The core question.

Well, we have a large and growing body of non-productive persons who claim a share of what is produced for moving things and people around. They are the commercial class and the entrepreneurs and the “managers” whose functions and behaviors are actually left out of economic calculations. Why? In large part because economists (who are themselves non-productive) took over the binary model which accountants had developed in the interest of promoting accuracy in their summations. (If everything is counted twice and the resukts are the same, there is a better chance the sums are correct). The reality, of course, is that there are many more players in an economy than the two designated agents (sellers and buyers or producers and users). And then there is the fact that currency, an inanimate participant in any transaction, has been transformed from a practical universally available tool into an agent of restriction and control.

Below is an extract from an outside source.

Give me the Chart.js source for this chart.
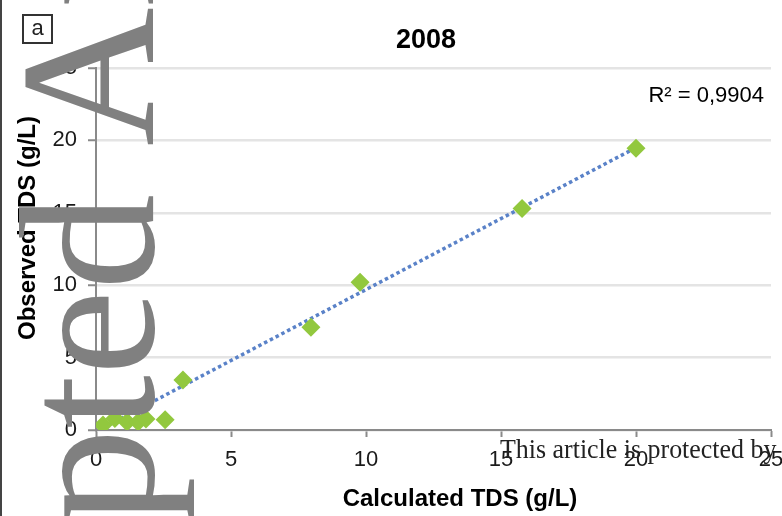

If currency/money were a simple measuring tool like the inch or the ounce or even just a symbol like the script we use to represent meaningful sounds, rather than being rationed and distributed to privileged entities, then it could not be used to regulate and restrict enterprise as it is. It is my sense that the accumulation of currency by select individual players, which is facilitated by exempting them from returning it to the issuer, is designed to disguise the interest in keeping currency relatively scarce. Congress is supposed to distribute the currency into the economy as needed. Instead, it distributes some and lets the Treasury distribute some to designated middlemen, the banks, who then determine who is qualified to receive and use more of this inherently unlimited asset.

Currency is an instrument of control. This leaves us with the question,”why are public servants trying to exercise control?”